Does all that ardor vanish? Probably.
At least for the newly political older generations--X and up--who hate how Trump makes them feel even as they're basically comfortable in the world in many ways, a Biden win will probably mean a vanishing of critical thought. Those folks can't be relied upon. They're desperate to get back to a "normal" that, for them, was on the whole niceish.
They will probably be just fine with the Democratic Party being characteristically shitty, as long as it doesn't make them feel too bad about themselves, their country, their future.
Characteristically shitty, by the way, includes lack of or itsy-bitsy-relative-to-the-emergency fake-pragmatic action on healthcare, student loans, endless war, the climate, massive inequality, and all the rest. If Biden is elected, the (very real) risk is that people who are a little progressive right now will go back to acquiescing to all manner of awfulness while patting themselves on the back for how good they are.

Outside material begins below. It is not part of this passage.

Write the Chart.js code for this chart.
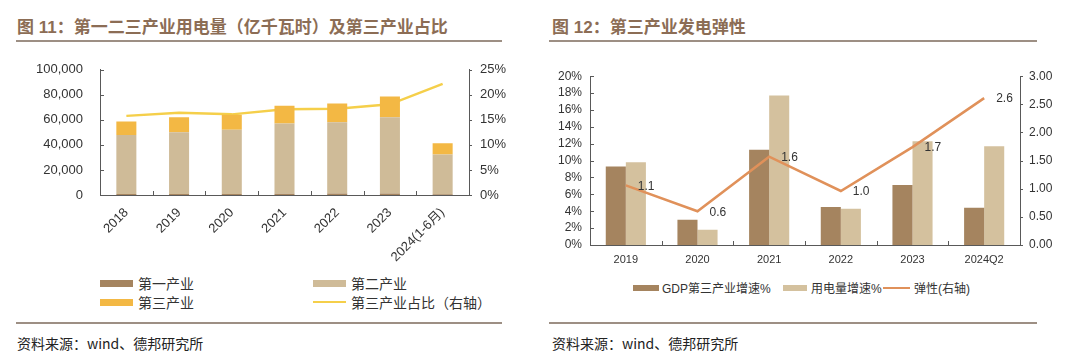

Try not to be too disappointed in or angry with them if that happens.
Celebrate the ones who get it right despite the lulling temptation of their not having to be honest about the realities that make your life needlessly painful.
They've been awake for a quick second, and if you help them elect Biden, most of them will go right back to sleep and then will be extremely salty with you if you try to rouse them. That's the danger of Biden. He's shitty, and his party is shitty, and most of his backers are shitty.
That's why they're so ready to lie to you now.
Still, though, don't be too hard on them. If you had the option of pretending everything was okay and getting away with it, be honest: you very likely would. It's hard to be real about how fucked everything is, especially when you don't absolutely have to be, especially when it's really, really, really, really fucked.
(Yeah, I'm talking about global climate catastrophe and societal collapse.)
The thing is, the other guys are actively working to destroy pieces of the government that we need. Trump and the Republican Party are not just indifferent or mildly hostile to democracy, like the Democrats. They're in the process of blowing up as many useful institutions as they can.
We need those institutions. The only electoral option for stopping them being blown up is Biden at the top and (mostly) Democrats down the ticket.
As arch Biden-hater Nathan Robinson cogently put it,
"I am not Team Joe. I will never be Team Joe. I do not Vote Blue No Matter Who. I vote blue when the consequences of not voting blue are worse than the consequences of voting blue. This election must be thought of as a war to stop an authoritarian government from consolidating power. We must assume we are likely to lose that war until we are certain we have won it. Otherwise, we will look back in a few years and wonder why the hell we let our hatred of Joe Biden lead us to an immediate, outright slide into fascism."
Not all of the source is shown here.